**What you are asked to do**
Exclude pictures. Extract exactly the lines from the one that contains "Convert this chart to matplotlib code." down to the one that contains "hg = '#FBFBFB'", both included.

**Data for this task**
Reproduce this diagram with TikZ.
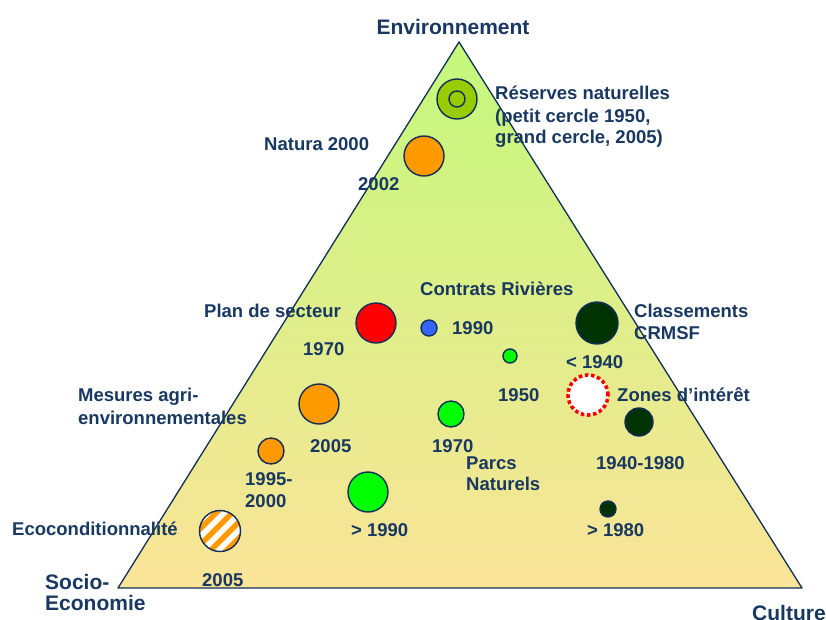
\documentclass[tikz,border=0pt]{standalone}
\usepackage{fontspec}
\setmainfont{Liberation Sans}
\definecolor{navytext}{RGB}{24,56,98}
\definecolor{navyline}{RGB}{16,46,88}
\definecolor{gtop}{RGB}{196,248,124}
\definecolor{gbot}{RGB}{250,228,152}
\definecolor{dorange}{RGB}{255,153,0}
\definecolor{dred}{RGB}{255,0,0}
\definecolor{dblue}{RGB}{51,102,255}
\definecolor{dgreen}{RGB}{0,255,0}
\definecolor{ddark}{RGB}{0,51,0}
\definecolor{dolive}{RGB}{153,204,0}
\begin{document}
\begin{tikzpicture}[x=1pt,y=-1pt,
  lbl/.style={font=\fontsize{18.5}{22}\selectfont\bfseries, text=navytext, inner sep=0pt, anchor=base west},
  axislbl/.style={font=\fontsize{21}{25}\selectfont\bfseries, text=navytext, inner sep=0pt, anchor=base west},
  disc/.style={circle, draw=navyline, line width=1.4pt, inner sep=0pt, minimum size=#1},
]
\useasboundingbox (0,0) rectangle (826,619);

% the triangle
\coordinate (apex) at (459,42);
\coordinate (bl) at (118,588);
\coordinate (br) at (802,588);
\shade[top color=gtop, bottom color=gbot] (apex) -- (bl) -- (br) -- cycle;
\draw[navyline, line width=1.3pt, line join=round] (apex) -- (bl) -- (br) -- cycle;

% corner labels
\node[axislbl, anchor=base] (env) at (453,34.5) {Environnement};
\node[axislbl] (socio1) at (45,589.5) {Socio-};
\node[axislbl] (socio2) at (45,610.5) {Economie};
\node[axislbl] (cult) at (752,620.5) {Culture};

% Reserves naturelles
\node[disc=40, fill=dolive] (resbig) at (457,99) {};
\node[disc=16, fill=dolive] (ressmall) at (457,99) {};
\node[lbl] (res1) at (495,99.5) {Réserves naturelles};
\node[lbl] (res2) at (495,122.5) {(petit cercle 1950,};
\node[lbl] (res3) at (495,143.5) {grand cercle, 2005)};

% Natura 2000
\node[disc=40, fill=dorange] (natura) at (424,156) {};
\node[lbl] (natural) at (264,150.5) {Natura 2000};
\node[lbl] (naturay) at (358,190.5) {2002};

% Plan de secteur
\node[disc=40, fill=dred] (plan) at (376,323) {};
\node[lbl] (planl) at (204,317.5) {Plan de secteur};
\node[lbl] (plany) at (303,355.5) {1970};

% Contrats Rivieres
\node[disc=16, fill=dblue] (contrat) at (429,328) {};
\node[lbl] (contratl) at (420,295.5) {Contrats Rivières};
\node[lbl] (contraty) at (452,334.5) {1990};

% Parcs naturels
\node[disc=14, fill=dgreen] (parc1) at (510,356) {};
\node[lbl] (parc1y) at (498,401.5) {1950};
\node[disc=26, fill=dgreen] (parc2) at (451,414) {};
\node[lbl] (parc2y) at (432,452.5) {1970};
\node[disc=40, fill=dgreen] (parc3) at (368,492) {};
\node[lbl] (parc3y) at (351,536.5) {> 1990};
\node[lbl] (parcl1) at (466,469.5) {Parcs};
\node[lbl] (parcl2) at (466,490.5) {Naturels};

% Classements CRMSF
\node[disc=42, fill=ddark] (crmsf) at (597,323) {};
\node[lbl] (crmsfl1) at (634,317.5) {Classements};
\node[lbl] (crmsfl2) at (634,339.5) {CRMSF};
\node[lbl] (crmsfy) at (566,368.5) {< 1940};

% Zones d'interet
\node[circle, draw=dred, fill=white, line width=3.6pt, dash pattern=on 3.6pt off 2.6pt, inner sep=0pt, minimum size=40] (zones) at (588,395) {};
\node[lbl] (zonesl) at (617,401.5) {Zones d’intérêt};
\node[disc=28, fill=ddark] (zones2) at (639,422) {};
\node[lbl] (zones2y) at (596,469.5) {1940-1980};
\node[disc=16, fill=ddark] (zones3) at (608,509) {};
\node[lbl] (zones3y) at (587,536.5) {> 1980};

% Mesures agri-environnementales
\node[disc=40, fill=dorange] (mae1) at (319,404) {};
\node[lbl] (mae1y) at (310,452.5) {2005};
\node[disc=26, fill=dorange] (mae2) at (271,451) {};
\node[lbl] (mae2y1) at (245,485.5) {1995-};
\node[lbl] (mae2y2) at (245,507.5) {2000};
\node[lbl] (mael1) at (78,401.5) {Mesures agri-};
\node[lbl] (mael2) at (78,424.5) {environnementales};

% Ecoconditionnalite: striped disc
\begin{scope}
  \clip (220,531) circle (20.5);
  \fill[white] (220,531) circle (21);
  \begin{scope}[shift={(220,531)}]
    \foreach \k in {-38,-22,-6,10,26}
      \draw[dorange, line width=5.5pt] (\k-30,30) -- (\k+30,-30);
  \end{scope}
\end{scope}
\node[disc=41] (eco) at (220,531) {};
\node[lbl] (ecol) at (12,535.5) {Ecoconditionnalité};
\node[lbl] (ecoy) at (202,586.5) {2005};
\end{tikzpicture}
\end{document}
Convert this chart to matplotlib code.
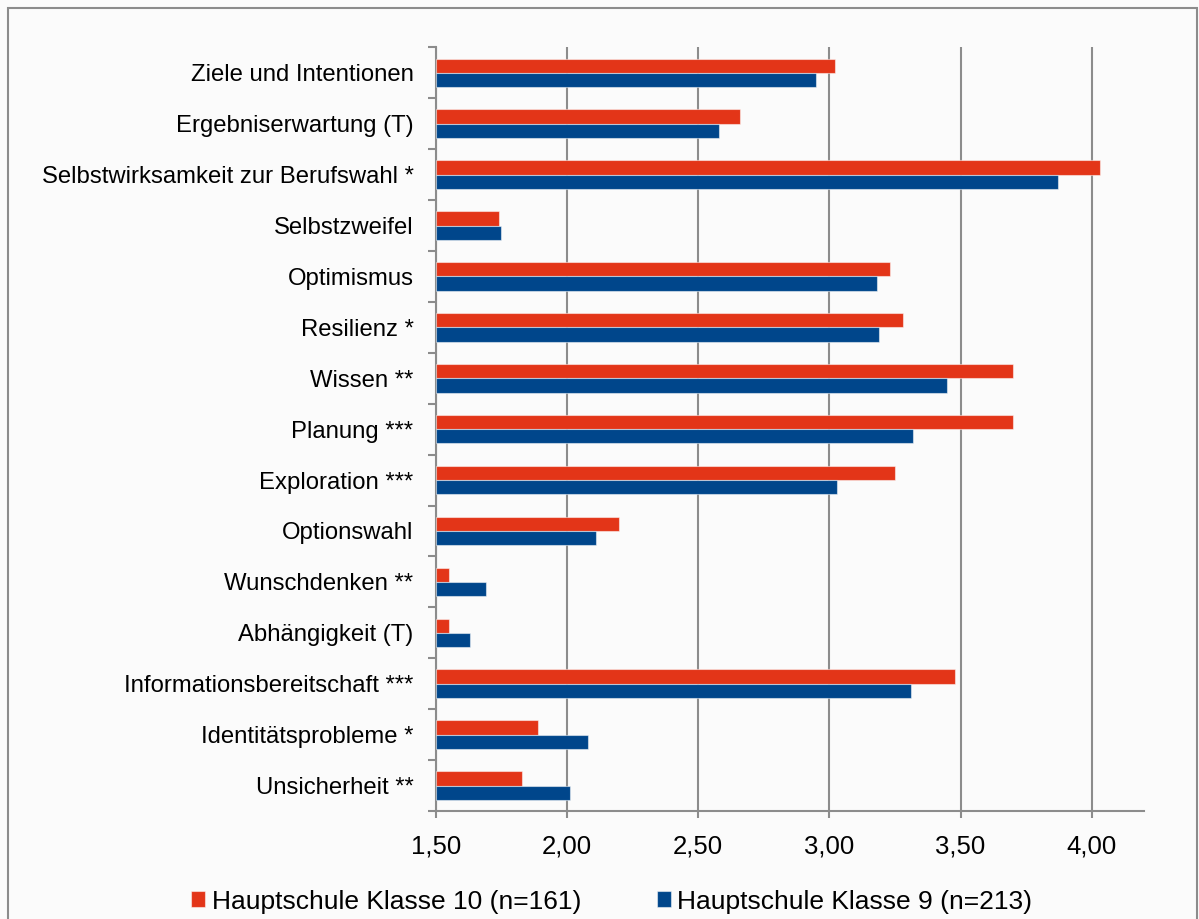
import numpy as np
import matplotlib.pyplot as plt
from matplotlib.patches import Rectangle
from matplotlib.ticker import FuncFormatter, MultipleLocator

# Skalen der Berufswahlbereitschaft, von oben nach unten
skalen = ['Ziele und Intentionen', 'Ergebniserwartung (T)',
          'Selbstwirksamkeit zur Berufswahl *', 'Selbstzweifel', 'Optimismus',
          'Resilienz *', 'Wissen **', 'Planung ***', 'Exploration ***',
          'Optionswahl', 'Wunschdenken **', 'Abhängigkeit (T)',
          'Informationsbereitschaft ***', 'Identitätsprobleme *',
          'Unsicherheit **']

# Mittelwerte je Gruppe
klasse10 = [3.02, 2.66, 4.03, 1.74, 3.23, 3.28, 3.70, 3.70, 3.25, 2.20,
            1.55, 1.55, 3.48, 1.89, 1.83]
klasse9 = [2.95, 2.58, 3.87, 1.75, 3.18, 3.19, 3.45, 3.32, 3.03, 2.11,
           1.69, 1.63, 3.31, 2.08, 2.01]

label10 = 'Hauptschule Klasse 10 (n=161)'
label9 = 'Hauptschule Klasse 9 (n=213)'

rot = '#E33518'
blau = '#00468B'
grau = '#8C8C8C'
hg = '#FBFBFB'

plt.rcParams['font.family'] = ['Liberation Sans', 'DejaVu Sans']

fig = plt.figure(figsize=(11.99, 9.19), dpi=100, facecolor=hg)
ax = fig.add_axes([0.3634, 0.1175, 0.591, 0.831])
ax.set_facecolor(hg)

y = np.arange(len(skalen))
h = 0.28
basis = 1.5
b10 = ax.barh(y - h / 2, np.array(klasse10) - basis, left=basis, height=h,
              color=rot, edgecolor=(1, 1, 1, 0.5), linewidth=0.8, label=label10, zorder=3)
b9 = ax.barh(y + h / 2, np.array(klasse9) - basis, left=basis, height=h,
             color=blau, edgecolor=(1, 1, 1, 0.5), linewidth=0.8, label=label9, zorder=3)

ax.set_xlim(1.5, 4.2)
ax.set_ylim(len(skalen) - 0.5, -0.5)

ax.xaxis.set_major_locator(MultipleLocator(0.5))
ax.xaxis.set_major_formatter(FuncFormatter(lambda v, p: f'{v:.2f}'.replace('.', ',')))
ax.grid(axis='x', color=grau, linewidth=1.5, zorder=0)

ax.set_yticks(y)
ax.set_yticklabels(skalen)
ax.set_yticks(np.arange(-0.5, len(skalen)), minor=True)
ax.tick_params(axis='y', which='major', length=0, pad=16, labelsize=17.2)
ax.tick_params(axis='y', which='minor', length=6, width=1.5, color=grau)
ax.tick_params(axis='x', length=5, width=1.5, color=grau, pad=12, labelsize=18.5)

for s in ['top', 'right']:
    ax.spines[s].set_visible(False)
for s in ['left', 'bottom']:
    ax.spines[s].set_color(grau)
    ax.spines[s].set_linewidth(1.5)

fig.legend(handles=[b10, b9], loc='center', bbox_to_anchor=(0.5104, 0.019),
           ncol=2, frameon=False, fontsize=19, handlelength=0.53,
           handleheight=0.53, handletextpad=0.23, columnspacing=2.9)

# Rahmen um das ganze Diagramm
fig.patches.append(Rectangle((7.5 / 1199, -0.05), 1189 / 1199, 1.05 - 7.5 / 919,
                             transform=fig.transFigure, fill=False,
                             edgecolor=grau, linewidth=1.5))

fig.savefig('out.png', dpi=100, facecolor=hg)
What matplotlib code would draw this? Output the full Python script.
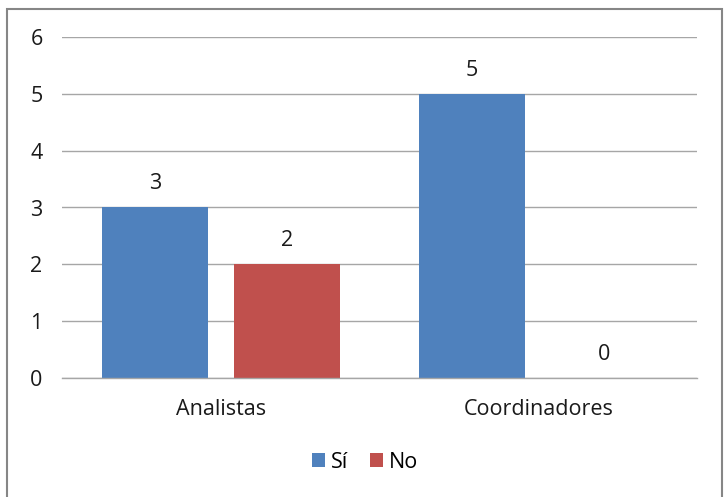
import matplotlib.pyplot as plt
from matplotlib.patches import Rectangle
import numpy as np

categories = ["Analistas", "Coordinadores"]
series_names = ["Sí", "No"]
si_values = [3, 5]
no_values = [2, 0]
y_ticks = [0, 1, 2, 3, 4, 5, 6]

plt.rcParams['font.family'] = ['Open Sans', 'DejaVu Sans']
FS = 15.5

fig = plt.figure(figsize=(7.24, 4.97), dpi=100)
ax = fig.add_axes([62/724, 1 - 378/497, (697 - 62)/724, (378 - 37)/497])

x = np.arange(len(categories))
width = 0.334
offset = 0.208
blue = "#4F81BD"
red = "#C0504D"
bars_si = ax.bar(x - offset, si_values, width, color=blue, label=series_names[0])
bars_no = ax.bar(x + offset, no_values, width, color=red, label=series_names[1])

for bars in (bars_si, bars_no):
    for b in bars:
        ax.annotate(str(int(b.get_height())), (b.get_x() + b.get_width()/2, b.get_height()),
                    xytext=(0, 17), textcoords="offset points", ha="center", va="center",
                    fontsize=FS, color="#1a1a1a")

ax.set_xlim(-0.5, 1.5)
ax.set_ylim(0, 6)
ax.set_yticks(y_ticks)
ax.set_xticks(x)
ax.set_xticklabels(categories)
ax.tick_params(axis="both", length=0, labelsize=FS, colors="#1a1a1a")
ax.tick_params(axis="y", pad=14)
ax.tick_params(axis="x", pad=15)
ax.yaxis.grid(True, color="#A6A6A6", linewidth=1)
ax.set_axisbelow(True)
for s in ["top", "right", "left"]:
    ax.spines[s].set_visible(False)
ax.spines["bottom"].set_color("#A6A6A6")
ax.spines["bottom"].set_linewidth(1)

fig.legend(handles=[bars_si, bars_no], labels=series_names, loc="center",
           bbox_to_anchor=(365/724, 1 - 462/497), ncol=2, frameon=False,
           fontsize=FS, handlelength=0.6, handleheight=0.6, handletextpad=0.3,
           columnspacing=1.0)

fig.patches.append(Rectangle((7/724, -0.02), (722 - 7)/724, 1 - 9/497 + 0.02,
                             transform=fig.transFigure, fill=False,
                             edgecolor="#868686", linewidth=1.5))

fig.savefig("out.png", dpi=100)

**Solution for this problem**
Convert this chart to matplotlib code.
import numpy as np
import matplotlib.pyplot as plt
from matplotlib.patches import Rectangle
from matplotlib.ticker import FuncFormatter, MultipleLocator

# Skalen der Berufswahlbereitschaft, von oben nach unten
skalen = ['Ziele und Intentionen', 'Ergebniserwartung (T)',
          'Selbstwirksamkeit zur Berufswahl *', 'Selbstzweifel', 'Optimismus',
          'Resilienz *', 'Wissen **', 'Planung ***', 'Exploration ***',
          'Optionswahl', 'Wunschdenken **', 'Abhängigkeit (T)',
          'Informationsbereitschaft ***', 'Identitätsprobleme *',
          'Unsicherheit **']

# Mittelwerte je Gruppe
klasse10 = [3.02, 2.66, 4.03, 1.74, 3.23, 3.28, 3.70, 3.70, 3.25, 2.20,
            1.55, 1.55, 3.48, 1.89, 1.83]
klasse9 = [2.95, 2.58, 3.87, 1.75, 3.18, 3.19, 3.45, 3.32, 3.03, 2.11,
           1.69, 1.63, 3.31, 2.08, 2.01]

label10 = 'Hauptschule Klasse 10 (n=161)'
label9 = 'Hauptschule Klasse 9 (n=213)'

rot = '#E33518'
blau = '#00468B'
grau = '#8C8C8C'
hg = '#FBFBFB'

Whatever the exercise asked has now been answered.